The characters in the novel are not fully developed but rather sketched apart from the character of Suleimen’s mother who stands out vividly among the other hazy characters, emphasising the endearing love binding the little boy to his mother, love that will remain just as strong even when the little boy becomes a young man in exile in Egypt.

“I look down at my legs, my grown-up legs in their grown-up trousers…. You’re a man, I tell myself. And she (his mother) is coming to see you, to see what has become of her darling boy, her only son. How will she be? …What will she think of me… Then I see her. She is standing next to her suitcase like a girl in the city for the first time… Mama, I say and say it again and again until she sees me. Mama! Mama! When I reach her she kisses my hands, my forehead, my cheeks, combs my hair with her fingers, straightens my collar.”

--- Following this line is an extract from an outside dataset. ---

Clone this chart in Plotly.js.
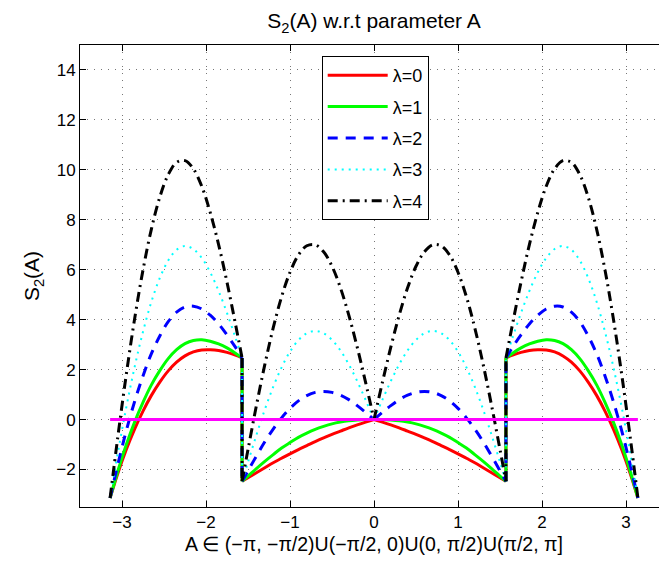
<!DOCTYPE html>
<html>
<head>
<meta charset="utf-8">
<script src="https://cdn.plot.ly/plotly-3.0.1.min.js"></script>
<style>
  html, body { margin: 0; padding: 0; overflow: hidden; background: #fff; }
  #chart { width: 680px; height: 564px; }
</style>
</head>
<body>
<div id="chart"></div>
<script>
// Parameter A over (-pi, -pi/2) U (-pi/2, 0) U (0, pi/2) U (pi/2, pi]
const A = [
  -3.1416, -3.05, -2.95, -2.85, -2.75, -2.65, -2.55, -2.45, -2.35, -2.25, -2.15, -2.05, -1.95, -1.85, -1.75, -1.65, -1.5709,
  -1.5707, -1.5, -1.4, -1.3, -1.2, -1.1, -1.0, -0.9, -0.8, -0.7, -0.6, -0.5, -0.4, -0.3, -0.2, -0.1, 0,
  0.1, 0.2, 0.3, 0.4, 0.5, 0.6, 0.7, 0.8, 0.9, 1.0, 1.1, 1.2, 1.3, 1.4, 1.5, 1.5707,
  1.5709, 1.65, 1.75, 1.85, 1.95, 2.05, 2.15, 2.25, 2.35, 2.45, 2.55, 2.65, 2.75, 2.85, 2.95, 3.05, 3.1416
];

// S2(A) for lambda = 0 .. 4
const S2_lambda0 = [
  -3.14, -2.16, -1.21, -0.38, 0.34, 0.97, 1.50, 1.95, 2.30, 2.55, 2.71, 2.79, 2.80, 2.77, 2.69, 2.58, 2.47,
  -2.47, -2.33, -2.13, -1.93, -1.73, -1.55, -1.37, -1.20, -1.04, -0.88, -0.73, -0.59, -0.46, -0.33, -0.21, -0.10, 0,
  -0.10, -0.21, -0.33, -0.46, -0.59, -0.73, -0.88, -1.04, -1.20, -1.37, -1.55, -1.73, -1.93, -2.13, -2.33, -2.47,
  2.47, 2.58, 2.69, 2.77, 2.80, 2.79, 2.71, 2.55, 2.30, 1.95, 1.50, 0.97, 0.34, -0.38, -1.21, -2.16, -3.14
];
const S2_lambda1 = [
  -3.14, -2.07, -1.02, -0.10, 0.69, 1.39, 1.96, 2.44, 2.80, 3.04, 3.17, 3.20, 3.14, 3.03, 2.87, 2.66, 2.47,
  -2.47, -2.26, -1.96, -1.67, -1.40, -1.14, -0.92, -0.71, -0.54, -0.39, -0.27, -0.17, -0.10, -0.05, -0.02, 0.00, 0,
  0.00, -0.02, -0.05, -0.10, -0.17, -0.27, -0.39, -0.54, -0.71, -0.92, -1.14, -1.40, -1.67, -1.96, -2.26, -2.47,
  2.47, 2.66, 2.87, 3.03, 3.14, 3.20, 3.17, 3.04, 2.80, 2.44, 1.96, 1.39, 0.69, -0.10, -1.02, -2.07, -3.14
];
const S2_lambda2 = [
  -3.14, -1.80, -0.46, 0.72, 1.75, 2.64, 3.35, 3.92, 4.30, 4.51, 4.54, 4.43, 4.18, 3.83, 3.39, 2.90, 2.47,
  -2.47, -2.05, -1.46, -0.89, -0.38, 0.07, 0.45, 0.75, 0.96, 1.09, 1.13, 1.09, 0.98, 0.80, 0.56, 0.29, 0,
  0.29, 0.56, 0.80, 0.98, 1.09, 1.13, 1.09, 0.96, 0.75, 0.45, 0.07, -0.38, -0.89, -1.46, -2.05, -2.47,
  2.47, 2.90, 3.39, 3.83, 4.18, 4.43, 4.54, 4.51, 4.30, 3.92, 3.35, 2.64, 1.75, 0.72, -0.46, -1.80, -3.14
];
const S2_lambda3 = [
  -3.14, -1.34, 0.47, 2.10, 3.52, 4.72, 5.67, 6.37, 6.80, 6.95, 6.83, 6.47, 5.90, 5.15, 4.27, 3.29, 2.47,
  -2.47, -1.70, -0.62, 0.40, 1.31, 2.09, 2.72, 3.18, 3.46, 3.55, 3.46, 3.19, 2.77, 2.21, 1.54, 0.79, 0,
  0.79, 1.54, 2.21, 2.77, 3.19, 3.46, 3.55, 3.46, 3.18, 2.72, 2.09, 1.31, 0.40, -0.62, -1.70, -2.47,
  2.47, 3.29, 4.27, 5.15, 5.90, 6.47, 6.83, 6.95, 6.80, 6.37, 5.67, 4.72, 3.52, 2.10, 0.47, -1.34, -3.14
];
const S2_lambda4 = [
  -3.14, -0.70, 1.78, 4.03, 5.99, 7.63, 8.91, 9.81, 10.30, 10.37, 10.04, 9.34, 8.30, 7.01, 5.50, 3.84, 2.47,
  -2.47, -1.20, 0.56, 2.20, 3.67, 4.92, 5.90, 6.59, 6.96, 7.00, 6.72, 6.14, 5.28, 4.18, 2.90, 1.49, 0,
  1.49, 2.90, 4.18, 5.28, 6.14, 6.72, 7.00, 6.96, 6.59, 5.90, 4.92, 3.67, 2.20, 0.56, -1.20, -2.47,
  2.47, 3.84, 5.50, 7.01, 8.30, 9.34, 10.04, 10.37, 10.30, 9.81, 8.91, 7.63, 5.99, 4.03, 1.78, -0.70, -3.14
];

const seriesNames = ['λ=0', 'λ=1', 'λ=2', 'λ=3', 'λ=4'];
const seriesValues = [S2_lambda0, S2_lambda1, S2_lambda2, S2_lambda3, S2_lambda4];

// Reference line S2 = 0 over [-pi, pi]
const zeroLineA = [-3.1416, 3.1416];
const zeroLineS = [0, 0];

const lineStyles = [
  { color: '#ff0000', width: 3, dash: 'solid' },
  { color: '#00ff00', width: 3, dash: 'solid' },
  { color: '#0000ff', width: 3, dash: '10px,8px' },
  { color: '#00ffff', width: 2, dash: '2px,5px' },
  { color: '#000000', width: 3, dash: '10px,5px,2px,5px' }
];

// Split a curve into smooth pieces at the jumps (A = +-pi/2) and at the cusp (A = 0);
// the jumps themselves are drawn as straight connectors.
function splitPieces(x, y) {
  const pieces = [], jumps = [];
  let px = [], py = [];
  for (let i = 0; i < x.length; i++) {
    px.push(x[i]); py.push(y[i]);
    const last = i === x.length - 1;
    if (!last && x[i + 1] - x[i] < 0.001) {
      pieces.push({ x: px, y: py });
      jumps.push({ x: [x[i], x[i + 1]], y: [y[i], y[i + 1]] });
      px = []; py = [];
    } else if (!last && i > 0 && x[i] === 0) {
      pieces.push({ x: px, y: py });
      px = [x[i]]; py = [y[i]];
    }
  }
  pieces.push({ x: px, y: py });
  return { pieces, jumps };
}

const traces = [];
seriesValues.forEach((vals, k) => {
  const st = lineStyles[k];
  const parts = splitPieces(A, vals);
  parts.pieces.forEach((p, j) => {
    traces.push({
      x: p.x, y: p.y, type: 'scatter', mode: 'lines',
      name: seriesNames[k], legendgroup: 'g' + k, showlegend: j === 0,
      line: { color: st.color, width: st.width, dash: st.dash, shape: 'spline', smoothing: 1 },
      hoverinfo: 'skip'
    });
  });
  parts.jumps.forEach(p => {
    traces.push({
      x: p.x, y: p.y, type: 'scatter', mode: 'lines',
      name: seriesNames[k], legendgroup: 'g' + k, showlegend: false,
      line: { color: st.color, width: st.width, dash: st.dash },
      hoverinfo: 'skip'
    });
  });
});
traces.push({
  x: zeroLineA, y: zeroLineS, type: 'scatter', mode: 'lines',
  showlegend: false, line: { color: '#ff00ff', width: 3 }, hoverinfo: 'skip'
});

const fontFamily = '"Liberation Sans", Arial, Helvetica, sans-serif';

const axisCommon = {
  showline: true, linecolor: '#000', linewidth: 1, mirror: 'ticks',
  ticks: 'inside', ticklen: 6, tickwidth: 1, tickcolor: '#000',
  showgrid: true, gridcolor: '#777', gridwidth: 1, griddash: '1px,6px',
  zeroline: false, tickfont: { family: fontFamily, size: 17, color: '#000' }
};

const layout = {
  width: 680, height: 564,
  margin: { l: 80, r: 12, t: 45, b: 57 },
  paper_bgcolor: '#fff', plot_bgcolor: '#fff',
  font: { family: fontFamily, color: '#000' },
  title: {
    text: 'S<sub>2</sub>(A) w.r.t parameter A',
    font: { family: fontFamily, size: 21, color: '#000' },
    x: 0.5, xref: 'paper', y: 1 - 21 / 564, yref: 'container', yanchor: 'middle'
  },
  xaxis: Object.assign({}, axisCommon, {
    range: [-3.5, 3.5], dtick: 1, tick0: 0,
    title: { text: 'A ∈ (−π, −π/2)U(−π/2, 0)U(0, π/2)U(π/2, π]', font: { family: fontFamily, size: 19.5, color: '#000' }, standoff: 5 }
  }),
  yaxis: Object.assign({}, axisCommon, {
    range: [-3.5, 15], dtick: 2, tick0: 0,
    title: { text: 'S<sub>2</sub>(A)', font: { family: fontFamily, size: 21, color: '#000' }, standoff: 10 }
  }),
  legend: {
    x: (321.7 - 80) / 588, y: 1 - (56 - 45) / 462, xanchor: 'left', yanchor: 'top',
    bgcolor: '#fff', bordercolor: '#000', borderwidth: 1,
    font: { family: fontFamily, size: 18, color: '#000' },
    traceorder: 'grouped', tracegroupgap: 5, itemwidth: 60
  },
  showlegend: true
};

Plotly.newPlot('chart', traces, layout, { displayModeBar: false, staticPlot: true });
</script>
</body>
</html>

The style, in its unpretentious appealing simplicity, speaks to the heart on an emotionally realistic level. In one of his interviews, Hisham Matar denies that his novel In the Country of Menis autobiographical. He said it’s pure fiction and that he chose to fictionalise events of his childhood:

“The book is a product of my imagination: a human faculty that many, I am learning these days, are suspect of. This book took me five years to write; I am not yet interested enough in my own autobiography to spend that long writing it down. Besides, knowing what will happen next bores me… I enjoy the pleasure of inventing characters and their circumstances on the page. They remain mysterious even after the work is complete; in some ways even more mysterious. It’s magic.”

“Libya is a silent and silenced country. Somewhere between the covers of my book is a Libya that speaks. But most of all, I hope anyone who reads my novel is entertained and perhaps nudged a little.”